DATASET EXTRACT:
■ ■ ■ ■ ■
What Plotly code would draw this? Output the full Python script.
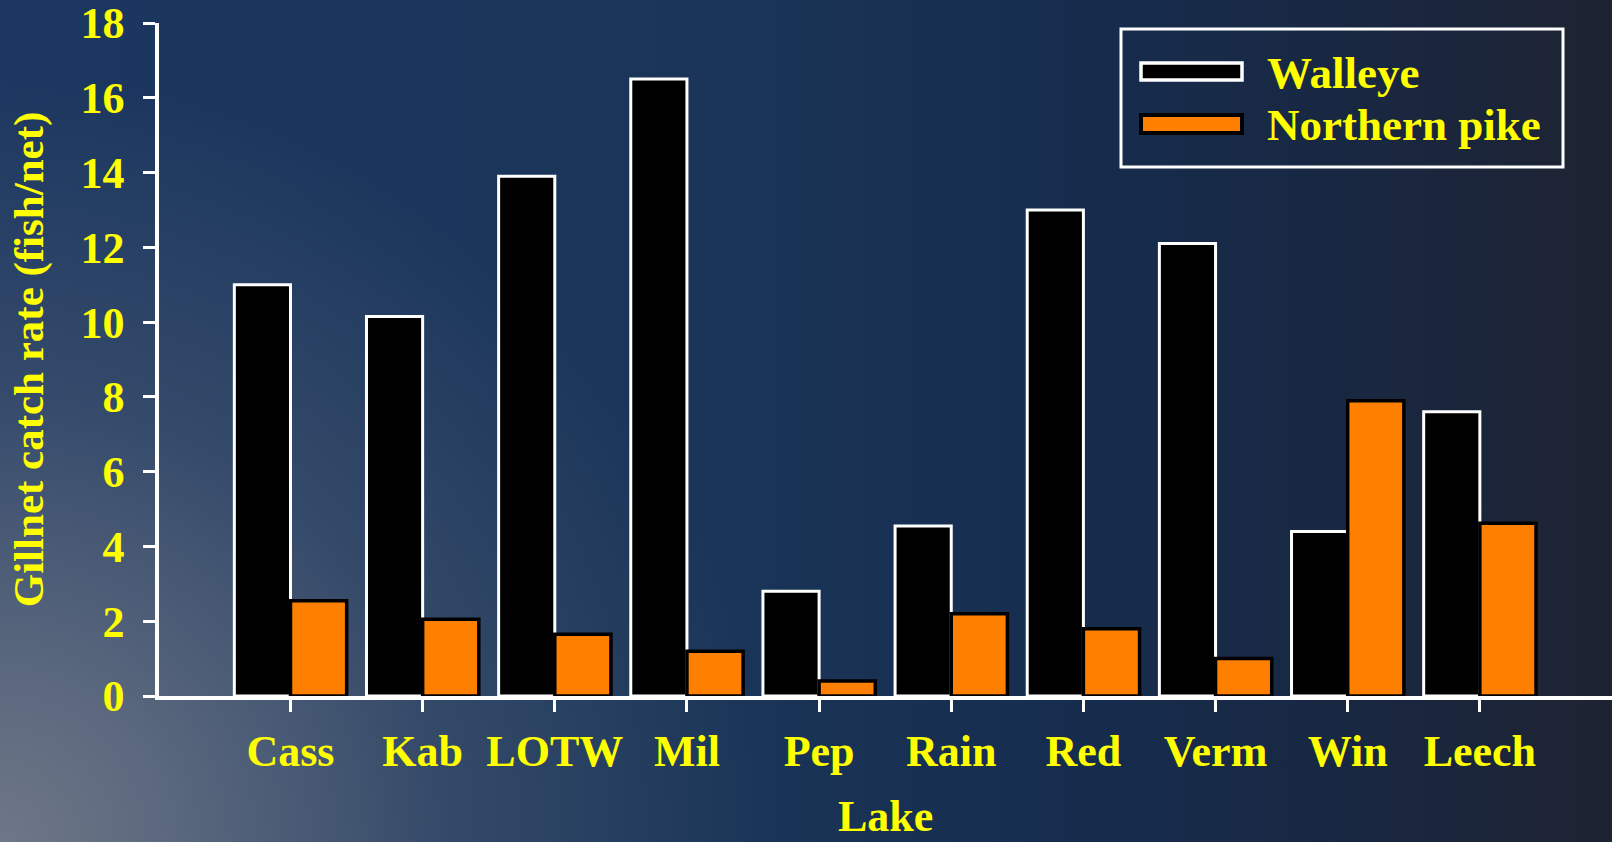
import base64
import plotly.graph_objects as go

# Gillnet catch rates by lake (fish per net)
lakes = ["Cass", "Kab", "LOTW", "Mil", "Pep", "Rain", "Red", "Verm", "Win", "Leech"]
walleye = [11.0, 10.15, 13.9, 16.5, 2.8, 4.55, 13.0, 12.1, 4.4, 7.6]
northern_pike = [2.55, 2.05, 1.65, 1.2, 0.4, 2.2, 1.8, 1.0, 7.9, 4.62]
y_ticks = [0, 2, 4, 6, 8, 10, 12, 14, 16, 18]

series_names = ["Walleye", "Northern pike"]
series_fill = ["#000000", "#FF8000"]
series_edge = ["#FFFFFF", "#000000"]
series_edge_w = [3, 3.5]

x_title = "Lake"
y_title = "Gillnet catch rate (fish/net)"

W, H = 1612, 842
M = dict(l=159, r=0, t=23, b=146)
PW = W - M["l"] - M["r"]
PH = H - M["t"] - M["b"]

YELLOW = "#FFFF00"
FONT = "Liberation Serif"


def px_x(px):
    """Page pixel x -> paper coordinate."""
    return (px - M["l"]) / PW


def px_y(py):
    """Page pixel y -> paper coordinate."""
    return (H - M["b"] - py) / PH


# Slide-style background: blue to charcoal with a grey glow in the lower-left corner
bg_svg = f"""<svg xmlns="http://www.w3.org/2000/svg" width="{W}" height="{H}" viewBox="0 0 {W} {H}" preserveAspectRatio="none">
<defs>
<linearGradient id="base" x1="0" y1="0" x2="1" y2="0">
<stop offset="0" stop-color="#1c3760"/>
<stop offset="0.45" stop-color="#1a3558"/>
<stop offset="0.65" stop-color="#162d4f"/>
<stop offset="0.82" stop-color="#182843"/>
<stop offset="1" stop-color="#1e2332"/>
</linearGradient>
<radialGradient id="haze" gradientUnits="userSpaceOnUse" cx="0" cy="{H}" r="900">
<stop offset="0" stop-color="#6e7787" stop-opacity="1"/>
<stop offset="0.2" stop-color="#6e7787" stop-opacity="0.75"/>
<stop offset="0.5" stop-color="#6e7787" stop-opacity="0.3"/>
<stop offset="0.85" stop-color="#6e7787" stop-opacity="0"/>
</radialGradient>
</defs>
<rect width="{W}" height="{H}" fill="url(#base)"/>
<rect width="{W}" height="{H}" fill="url(#haze)"/>
</svg>"""
bg_uri = "data:image/svg+xml;base64," + base64.b64encode(bg_svg.encode()).decode()

fig = go.Figure()
for name, vals, fill, edge, ew in zip(series_names, [walleye, northern_pike],
                                      series_fill, series_edge, series_edge_w):
    fig.add_trace(go.Bar(
        x=lakes, y=vals, name=name,
        marker=dict(color=fill, line=dict(color=edge, width=ew)),
    ))

axis_font = dict(family=FONT, size=44, color=YELLOW, weight="bold")

fig.update_layout(
    width=W, height=H,
    margin=dict(l=M["l"], r=M["r"], t=M["t"], b=M["b"], pad=0),
    paper_bgcolor="rgba(0,0,0,0)",
    plot_bgcolor="rgba(0,0,0,0)",
    barmode="group", bargap=0.15, bargroupgap=0,
    showlegend=False,
    xaxis=dict(
        type="category", range=[-0.995, 10.0],
        showline=True, linecolor="white", linewidth=3.5,
        ticks="outside", ticklen=12, tickwidth=3, tickcolor="white",
        tickfont=axis_font, ticklabelstandoff=1,
        showgrid=False, zeroline=False,
        automargin=False,
    ),
    yaxis=dict(
        range=[0, 18], tickvals=y_ticks,
        showline=True, linecolor="white", linewidth=3.5,
        ticks="outside", ticklen=12, tickwidth=3, tickcolor="white",
        tickfont=axis_font, ticklabelstandoff=10, ticklabeloverflow="allow",
        showgrid=False, zeroline=False,
        title=dict(text=y_title,
                   font=dict(family=FONT, size=43, color=YELLOW, weight="bold"),
                   standoff=24),
        automargin=False,
    ),
    images=[dict(
        source=bg_uri, xref="paper", yref="paper",
        x=-M["l"] / PW, y=1 + M["t"] / PH,
        sizex=W / PW, sizey=H / PH,
        xanchor="left", yanchor="top", sizing="stretch", layer="below",
    )],
)

# x-axis title sits low, just above the bottom edge of the page
annotations = [dict(text=x_title, xref="paper", yref="paper", x=0.5, y=px_y(816),
                    xanchor="center", yanchor="middle", showarrow=False,
                    font=dict(family=FONT, size=44, color=YELLOW, weight="bold"))]

# Legend panel with wide swatches
shapes = [dict(type="rect", xref="paper", yref="paper",
               x0=px_x(1121), x1=px_x(1563), y0=px_y(29), y1=px_y(167),
               line=dict(color="white", width=3), fillcolor="rgba(0,0,0,0)")]
swatch_rows = [(63, 80), (115, 133)]
text_rows = [73, 125]
for i, name in enumerate(series_names):
    top, bot = swatch_rows[i]
    shapes.append(dict(type="rect", xref="paper", yref="paper",
                       x0=px_x(1141), x1=px_x(1242), y0=px_y(bot), y1=px_y(top),
                       fillcolor=series_fill[i],
                       line=dict(color=series_edge[i], width=series_edge_w[i] + 0.5)))
    annotations.append(dict(text=name, xref="paper", yref="paper",
                            x=px_x(1265), y=px_y(text_rows[i]),
                            xanchor="left", yanchor="middle", showarrow=False,
                            font=dict(family=FONT, size=45, color=YELLOW, weight="bold")))
fig.update_layout(shapes=shapes, annotations=annotations)

fig.write_html("out.html")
■ ■ ■ ■ ■
WORK INSTRUCTIONS:
Your task is to restate word for word the lines from the top of the data to the line containing "y_ticks = [0, 2, 4, 6, 8, 10, 12, 14, 16, 18]", both ends included, with every picture left out.

SOLVED PROBLEM:
What Plotly code would draw this? Output the full Python script.
import base64
import plotly.graph_objects as go

# Gillnet catch rates by lake (fish per net)
lakes = ["Cass", "Kab", "LOTW", "Mil", "Pep", "Rain", "Red", "Verm", "Win", "Leech"]
walleye = [11.0, 10.15, 13.9, 16.5, 2.8, 4.55, 13.0, 12.1, 4.4, 7.6]
northern_pike = [2.55, 2.05, 1.65, 1.2, 0.4, 2.2, 1.8, 1.0, 7.9, 4.62]
y_ticks = [0, 2, 4, 6, 8, 10, 12, 14, 16, 18]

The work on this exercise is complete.